__What you should do__. Return the listing below verbatim. Pictures do not belong in the copy.

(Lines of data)
____

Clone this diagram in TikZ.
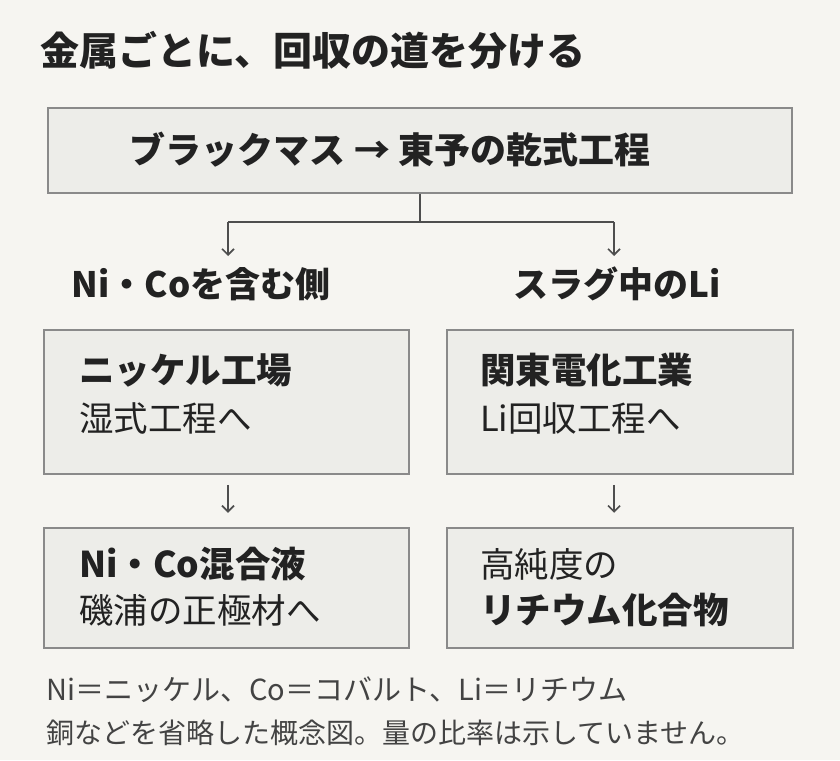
\documentclass[tikz,border=0pt]{standalone}
\usepackage{fontspec}
\setmainfont{Noto Sans CJK JP}
\usetikzlibrary{arrows.meta}
\definecolor{bg}{HTML}{F6F5F1}
\definecolor{boxf}{HTML}{EDEDE9}
\definecolor{boxd}{HTML}{8A8A8A}
\definecolor{ink}{HTML}{222222}
\begin{document}
\begin{tikzpicture}[x=1pt,y=-1pt,
  box/.style={draw=boxd,fill=boxf,line width=1.5pt},
  conn/.style={draw=ink!80,line width=1.6pt},
  arr/.style={conn,-{Straight Barb[length=6pt,width=12pt]}},
  txt/.style={text=ink,anchor=west,inner sep=0pt},
  big/.style={font=\fontsize{34.5}{38}\selectfont},
  bbig/.style={font=\bfseries\fontsize{35.5}{38}\selectfont},
  lab/.style={text=ink,inner sep=0pt,font=\bfseries\fontsize{35}{38}\selectfont}]
\fill[bg] (0,0) rectangle (840,760);
\useasboundingbox (0,0) rectangle (840,760);
\node[txt,font=\bfseries\fontsize{39}{42}\selectfont] (title) at (40,50) {金属ごとに、回収の道を分ける};
\node[box,minimum width=744pt,minimum height=85pt,inner sep=0pt] (top) at (420,150.5) {};
\node[lab,font=\bfseries\fontsize{36}{40}\selectfont] (toptxt) at (390,150) {ブラックマス → 東予の乾式工程};
\coordinate (j) at (420,222);
\coordinate (jl) at (228,222);
\coordinate (jr) at (614,222);
\node[lab] (ll) at (201,284) {Ni・Coを含む側};
\node[lab] (rl) at (617,284) {スラグ中のLi};
\draw[conn] (top.south -| j) -- (j);
\draw[conn] (jl) -- (jr);
\draw[arr] (jl) -- (228,256);
\draw[arr] (jr) -- (614,256);
\node[box,minimum width=365pt,minimum height=144pt,inner sep=0pt] (b1) at (226.5,402) {};
\node[box,minimum width=346pt,minimum height=144pt,inner sep=0pt] (b2) at (620,402) {};
\node[box,minimum width=365pt,minimum height=120pt,inner sep=0pt] (b3) at (226.5,588) {};
\node[box,minimum width=346pt,minimum height=120pt,inner sep=0pt] (b4) at (620,588) {};
\node[txt,bbig] (t1a) at (79,370) {ニッケル工場};
\node[txt,big] (t1b) at (79,418) {湿式工程へ};
\node[txt,bbig] (t2a) at (480,370) {関東電化工業};
\node[txt,big] (t2b) at (480,418) {Li回収工程へ};
\node[txt,bbig] (t3a) at (79,564) {Ni・Co混合液};
\node[txt,big] (t3b) at (79,610) {磯浦の正極材へ};
\node[txt,big] (t4a) at (480,564) {高純度の};
\node[txt,bbig] (t4b) at (480,610) {リチウム化合物};
\draw[arr] (b1.south -| 228,0) ++(0,10) -- ++(0,28);
\draw[arr] (b2.south -| 614,0) ++(0,10) -- ++(0,28);
\node[txt,font=\fontsize{29}{32}\selectfont,text=ink!85] (n1) at (46,690) {Ni＝ニッケル、Co＝コバルト、Li＝リチウム};
\node[txt,font=\fontsize{28}{32}\selectfont,text=ink!85] (n2) at (46,733) {銅などを省略した概念図。量の比率は示していません。};
\end{tikzpicture}
\end{document}
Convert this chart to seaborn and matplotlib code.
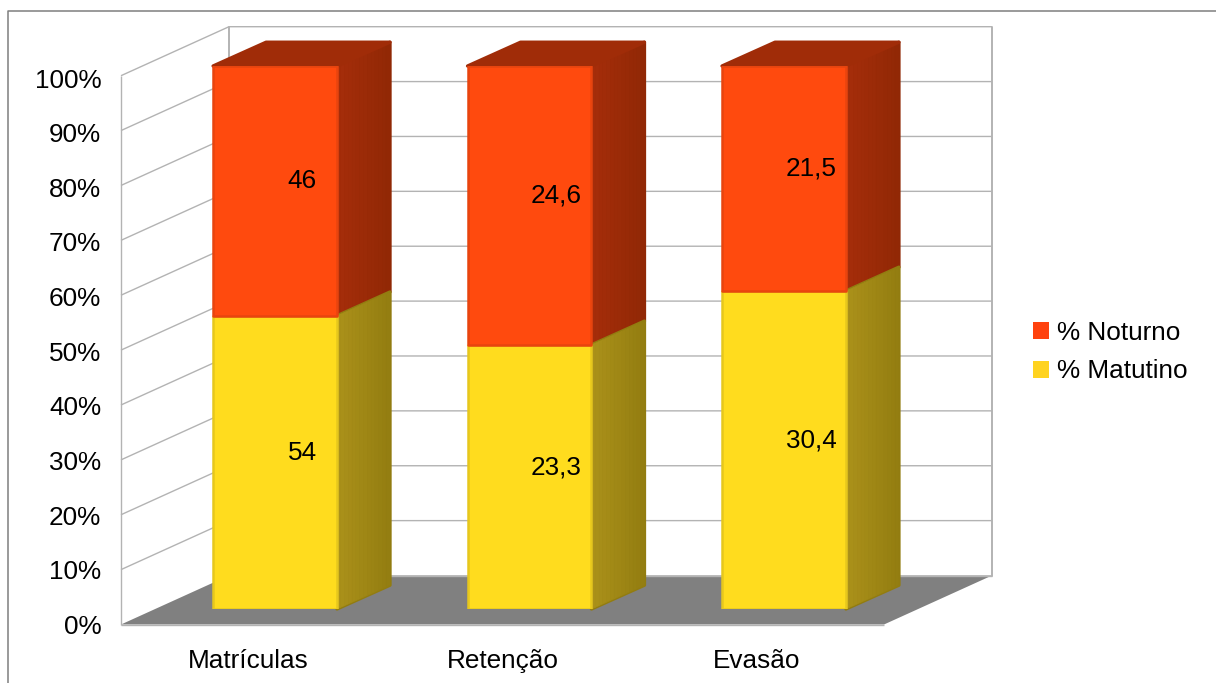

____

__Answer to this exercise__.
Clone this diagram in TikZ.
\documentclass[tikz,border=0pt]{standalone}
\usepackage{fontspec}
\setmainfont{Noto Sans CJK JP}
\usetikzlibrary{arrows.meta}
\definecolor{bg}{HTML}{F6F5F1}
\definecolor{boxf}{HTML}{EDEDE9}
\definecolor{boxd}{HTML}{8A8A8A}
\definecolor{ink}{HTML}{222222}
\begin{document}
\begin{tikzpicture}[x=1pt,y=-1pt,
  box/.style={draw=boxd,fill=boxf,line width=1.5pt},
  conn/.style={draw=ink!80,line width=1.6pt},
  arr/.style={conn,-{Straight Barb[length=6pt,width=12pt]}},
  txt/.style={text=ink,anchor=west,inner sep=0pt},
  big/.style={font=\fontsize{34.5}{38}\selectfont},
  bbig/.style={font=\bfseries\fontsize{35.5}{38}\selectfont},
  lab/.style={text=ink,inner sep=0pt,font=\bfseries\fontsize{35}{38}\selectfont}]
\fill[bg] (0,0) rectangle (840,760);
\useasboundingbox (0,0) rectangle (840,760);
\node[txt,font=\bfseries\fontsize{39}{42}\selectfont] (title) at (40,50) {金属ごとに、回収の道を分ける};
\node[box,minimum width=744pt,minimum height=85pt,inner sep=0pt] (top) at (420,150.5) {};
\node[lab,font=\bfseries\fontsize{36}{40}\selectfont] (toptxt) at (390,150) {ブラックマス → 東予の乾式工程};
\coordinate (j) at (420,222);
\coordinate (jl) at (228,222);
\coordinate (jr) at (614,222);
\node[lab] (ll) at (201,284) {Ni・Coを含む側};
\node[lab] (rl) at (617,284) {スラグ中のLi};
\draw[conn] (top.south -| j) -- (j);
\draw[conn] (jl) -- (jr);
\draw[arr] (jl) -- (228,256);
\draw[arr] (jr) -- (614,256);
\node[box,minimum width=365pt,minimum height=144pt,inner sep=0pt] (b1) at (226.5,402) {};
\node[box,minimum width=346pt,minimum height=144pt,inner sep=0pt] (b2) at (620,402) {};
\node[box,minimum width=365pt,minimum height=120pt,inner sep=0pt] (b3) at (226.5,588) {};
\node[box,minimum width=346pt,minimum height=120pt,inner sep=0pt] (b4) at (620,588) {};
\node[txt,bbig] (t1a) at (79,370) {ニッケル工場};
\node[txt,big] (t1b) at (79,418) {湿式工程へ};
\node[txt,bbig] (t2a) at (480,370) {関東電化工業};
\node[txt,big] (t2b) at (480,418) {Li回収工程へ};
\node[txt,bbig] (t3a) at (79,564) {Ni・Co混合液};
\node[txt,big] (t3b) at (79,610) {磯浦の正極材へ};
\node[txt,big] (t4a) at (480,564) {高純度の};
\node[txt,bbig] (t4b) at (480,610) {リチウム化合物};
\draw[arr] (b1.south -| 228,0) ++(0,10) -- ++(0,28);
\draw[arr] (b2.south -| 614,0) ++(0,10) -- ++(0,28);
\node[txt,font=\fontsize{29}{32}\selectfont,text=ink!85] (n1) at (46,690) {Ni＝ニッケル、Co＝コバルト、Li＝リチウム};
\node[txt,font=\fontsize{28}{32}\selectfont,text=ink!85] (n2) at (46,733) {銅などを省略した概念図。量の比率は示していません。};
\end{tikzpicture}
\end{document}
Convert this chart to seaborn and matplotlib code.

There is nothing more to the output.